As South African companies have started to experience normalised operations after the worst of Covid-19 and getting back to work after the festive season, questions have arisen over hybrid work models and mandatory vaccine policies.
In response to these topics, law firm Cliffe Dekker Hofmeyr (CDH) has unpacked some of the options and legalities.
Addressing the question of what flexible working models an employer can introduce in 2022, the firm says online work is a fast-growing trend and the digital era is driving new forms of employment through various online platforms.
Remote and hybrid working arrangements allow employees to work from home and attend the traditional workplace intermittently, particularly making room for atypical employment opportunities – temporary placements, fixed-term contracts and variable hour contracts.
These types of arrangements afford both employers and employees more flexibility and can attract highly skilled employees who favour this flexibility.

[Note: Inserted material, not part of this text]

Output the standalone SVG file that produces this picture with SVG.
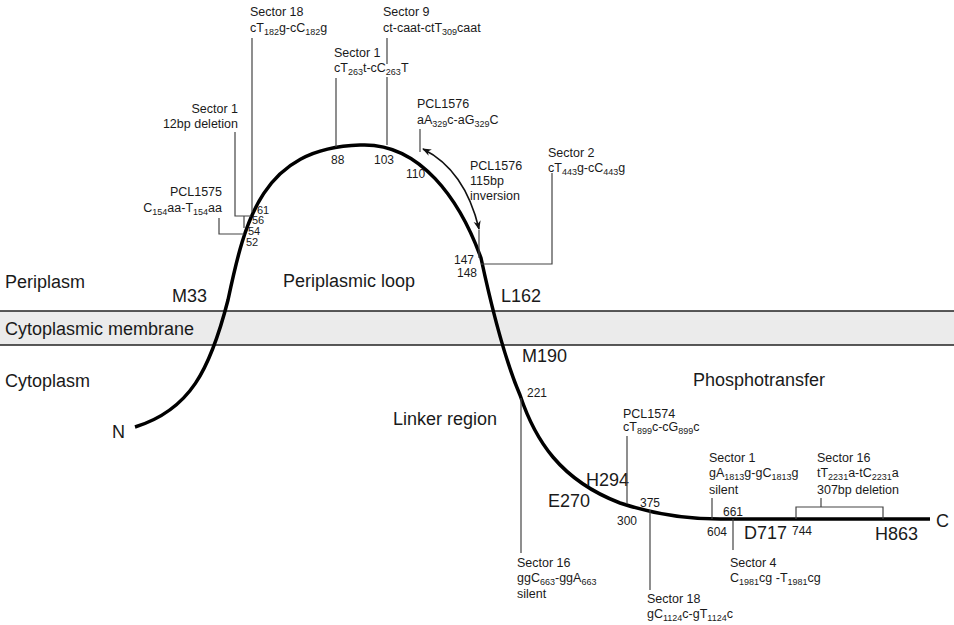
<svg xmlns="http://www.w3.org/2000/svg" width="954" height="625" viewBox="0 0 954 625">
<style>
text{font-family:"Liberation Sans",Arial,sans-serif;fill:#1a1a1a}
.big{font-size:18px}
.sm{font-size:12.5px}
.num{font-size:12px}
.tiny{font-size:11px}
.sub{font-size:9px}
.ln{stroke:#444;stroke-width:1.2;fill:none}
.band{stroke:#222;stroke-width:1.5}
</style>
<defs>
<marker id="ah" viewBox="0 0 10 10" refX="9" refY="5" markerWidth="9" markerHeight="9" orient="auto-start-reverse" markerUnits="userSpaceOnUse">
<path d="M0,1 L10,5 L0,9 L3,5 Z" fill="#111"/>
</marker>
</defs>
<rect width="954" height="625" fill="#fff"/>
<g id="membrane">
<rect x="0" y="311" width="954" height="34" fill="#ebebeb"/>
<line class="band" x1="0" y1="311" x2="954" y2="311"/>
<line class="band" x1="0" y1="345" x2="954" y2="345"/>
</g>
<g id="regions">
<text class="big" x="5" y="288">Periplasm</text>
<text class="big" x="5" y="335">Cytoplasmic membrane</text>
<text class="big" x="5" y="387">Cytoplasm</text>
<text class="big" x="283" y="287">Periplasmic loop</text>
<text class="big" x="393" y="425">Linker region</text>
<text class="big" x="693" y="386">Phosphotransfer</text>
</g>
<g id="protein">
<path d="M135,427 C190,410 210,370 228,300 C245,220 262,148 360,145 C420,142 460,200 481,258 C490,300 505,360 520,395 C535,440 560,480 620,503 C650,513 680,519 720,519 L930,519" fill="none" stroke="#000" stroke-width="3.5"/>
<text class="big" x="112" y="438">N</text>
<text class="big" x="936" y="527">C</text>
<text class="big" x="172" y="302">M33</text>
<text class="big" x="501" y="302">L162</text>
<text class="big" x="522" y="362">M190</text>
<text class="big" x="586" y="486">H294</text>
<text class="big" x="548" y="507">E270</text>
<text class="big" x="744" y="539">D717</text>
<text class="big" x="875" y="540">H863</text>
</g>
<g id="connectors">
<polyline class="ln" points="252,38 252,212"/>
<polyline class="ln" points="235,132 235,216 251,216"/>
<polyline class="ln" points="244,216 244,228"/>
<polyline class="ln" points="219,218 219,234 244,234"/>
<polyline class="ln" points="336,78 336,147"/>
<polyline class="ln" points="387,38 387,64"/>
<polyline class="ln" points="387,77 387,145"/>
<polyline class="ln" points="420,129 420,152"/>
<polyline class="ln" points="479,230 479,258"/>
<polyline class="ln" points="481,264 552,264 552,173"/>
<path d="M423,149 Q465,170 479,229" fill="none" stroke="#111" stroke-width="1.6" marker-start="url(#ah)" marker-end="url(#ah)"/>
<polyline class="ln" points="521,398 521,553"/>
<polyline class="ln" points="627,436 627,504"/>
<polyline class="ln" points="650,510 650,590"/>
<polyline class="ln" points="712,498 712,519"/>
<polyline class="ln" points="733,519 733,550"/>
<polyline class="ln" points="796,519 796,507 883,507 883,519"/>
<polyline class="ln" points="821,498 821,507"/>
</g>
<g id="m-sector18-top">
<text class="sm" x="250" y="16">Sector 18</text>
<text class="sm" x="250" y="32">cT<tspan class="sub" dy="3">182</tspan><tspan dy="-3">g-cC</tspan><tspan class="sub" dy="3">182</tspan><tspan dy="-3">g</tspan></text>
</g>
<g id="m-sector9">
<text class="sm" x="383" y="16">Sector 9</text>
<text class="sm" x="383" y="32">ct-caat-ctT<tspan class="sub" dy="3">309</tspan><tspan dy="-3">caat</tspan></text>
</g>
<g id="m-sector1-263">
<text class="sm" x="334" y="57">Sector 1</text>
<text class="sm" x="334" y="72">cT<tspan class="sub" dy="3">263</tspan><tspan dy="-3">t-cC</tspan><tspan class="sub" dy="3">263</tspan><tspan dy="-3">T</tspan></text>
</g>
<g id="m-sector1-12bp">
<text class="sm" x="238" y="113" text-anchor="end">Sector 1</text>
<text class="sm" x="238" y="128" text-anchor="end">12bp deletion</text>
</g>
<g id="m-pcl1575">
<text class="sm" x="222" y="196" text-anchor="end">PCL1575</text>
<text class="sm" x="222" y="212" text-anchor="end">C<tspan class="sub" dy="3">154</tspan><tspan dy="-3">aa-T</tspan><tspan class="sub" dy="3">154</tspan><tspan dy="-3">aa</tspan></text>
</g>
<g id="m-pcl1576-point">
<text class="sm" x="417" y="108">PCL1576</text>
<text class="sm" x="417" y="124">aA<tspan class="sub" dy="3">329</tspan><tspan dy="-3">c-aG</tspan><tspan class="sub" dy="3">329</tspan><tspan dy="-3">C</tspan></text>
</g>
<g id="m-pcl1576-inv">
<text class="sm" x="470" y="170">PCL1576</text>
<text class="sm" x="470" y="185">115bp</text>
<text class="sm" x="470" y="200">inversion</text>
</g>
<g id="m-sector2">
<text class="sm" x="548" y="157">Sector 2</text>
<text class="sm" x="548" y="172">cT<tspan class="sub" dy="3">443</tspan><tspan dy="-3">g-cC</tspan><tspan class="sub" dy="3">443</tspan><tspan dy="-3">g</tspan></text>
</g>
<g id="m-sector16-663">
<text class="sm" x="517" y="567">Sector 16</text>
<text class="sm" x="517" y="582">ggC<tspan class="sub" dy="2.5">663</tspan><tspan dy="-2.5">-ggA</tspan><tspan class="sub" dy="2.5">663</tspan></text>
<text class="sm" x="517" y="598">silent</text>
</g>
<g id="m-pcl1574">
<text class="sm" x="623" y="418">PCL1574</text>
<text class="sm" x="623" y="431">cT<tspan class="sub" dy="3">899</tspan><tspan dy="-3">c-cG</tspan><tspan class="sub" dy="3">899</tspan><tspan dy="-3">c</tspan></text>
</g>
<g id="m-sector18-1124">
<text class="sm" x="647" y="603">Sector 18</text>
<text class="sm" x="647" y="618">gC<tspan class="sub" dy="3">1124</tspan><tspan dy="-3">c-gT</tspan><tspan class="sub" dy="3">1124</tspan><tspan dy="-3">c</tspan></text>
</g>
<g id="m-sector1-1813">
<text class="sm" x="709" y="462">Sector 1</text>
<text class="sm" x="709" y="477">gA<tspan class="sub" dy="2.5">1813</tspan><tspan dy="-2.5">g-gC</tspan><tspan class="sub" dy="2.5">1813</tspan><tspan dy="-2.5">g</tspan></text>
<text class="sm" x="709" y="494">silent</text>
</g>
<g id="m-sector4">
<text class="sm" x="730" y="567">Sector 4</text>
<text class="sm" x="730" y="582">C<tspan class="sub" dy="3">1981</tspan><tspan dy="-3">cg -T</tspan><tspan class="sub" dy="3">1981</tspan><tspan dy="-3">cg</tspan></text>
</g>
<g id="m-sector16-2231">
<text class="sm" x="817" y="462">Sector 16</text>
<text class="sm" x="817" y="477">tT<tspan class="sub" dy="2.5">2231</tspan><tspan dy="-2.5">a-tC</tspan><tspan class="sub" dy="2.5">2231</tspan><tspan dy="-2.5">a</tspan></text>
<text class="sm" x="817" y="494">307bp deletion</text>
</g>
<g id="positions">
<text class="tiny" x="257" y="214">61</text>
<text class="tiny" x="252" y="224">56</text>
<text class="tiny" x="248" y="235">54</text>
<text class="tiny" x="246" y="246">52</text>
<text class="num" x="331" y="164">88</text>
<text class="num" x="374" y="164">103</text>
<text class="num" x="406" y="178">110</text>
<text class="num" x="454" y="264">147</text>
<text class="num" x="457" y="277">148</text>
<text class="num" x="527" y="397">221</text>
<text class="num" x="617" y="525">300</text>
<text class="num" x="640" y="507">375</text>
<text class="num" x="707" y="536">604</text>
<text class="num" x="723" y="516">661</text>
<text class="num" x="792" y="535">744</text>
</g>
</svg>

It also allows employers access to a greater pool of skills and contained labour costs.
However, some of the negative consequences to atypical employment include a lack of job security and potential for excessive use of atypical forms of employment, which, in turn, impacts on workplace productivity and growth.
If employees are concerned about productivity and performance of employees working from home, CDH suggests that they ensure productivity through daily collaboration sessions, clearly defined deliverables, the introduction of efficient technology and productivity tools and assisting employees with developing strategies to effectively work from home.
CONSENT TO CHANGES
Addressing the issue of whether employee consent is required for a company to move to a hybrid or remote working model, CDH says employers should consider whether their employees’ place of work is determined through workplace practice, or whether it is incorporated as terms and conditions of employment contained in contracts.
If it is the latter, employee consent is needed to change to a hybrid model.
With regard to what happens when employees refuse to return to an office and what their rights are in this regard, the law firm explains that employers that have conducted a risk assessment of the workplace and implemented appropriate measures to ensure the health and safety of employees – such as physical distancing, sanitising, vaccination policies and the wearing of personal protective equipment – are entitled to call on employees to return to the office.
The contract of employment may stipulate an employee’s place of work. If an employee unreasonably refuses to return to the stipulated place of work, then the employee may be in breach of the contract of employment and the employer may institute disciplinary action against the employee.
An employee who fails to adhere to a reasonable and lawful instruction from an employer to return to the contractually agreed workplace may be guilty of insubordination, which is a form of misconduct and may result in dismissal.
However, employees have the right to refuse to return to the workplace if they have a legitimate and objective reason to believe that the workplace poses a threat to their health and safety.
Employers should assess the reasonableness of an employee’s concern and eliminate the risk, if any. Once the health and safety threat has been remedied, a continued refusal may constitute insubordination.
CDH lists the first steps that employers need to implement towards a mandatory vaccination policy as being to identify the employees who fall within the “must be vaccinated” category and inform them of the measures that will be implemented with regard to the mandatory vaccination policy.
Next, the employer must provide electronic support to assist employees to register on government’s registration portal for Covid-19 vaccination, and allow them paid time off to be vaccinated, provided that they show proof of vaccination.
Employers must also allow employees to submit objections or applications for exemptions to vaccination, based on Constitutional, religious or medical grounds.
Employers should also provide employees with information on the nature and benefits of Covid-19 vaccines, as well as its possible risks and side effects, such as allergic reactions.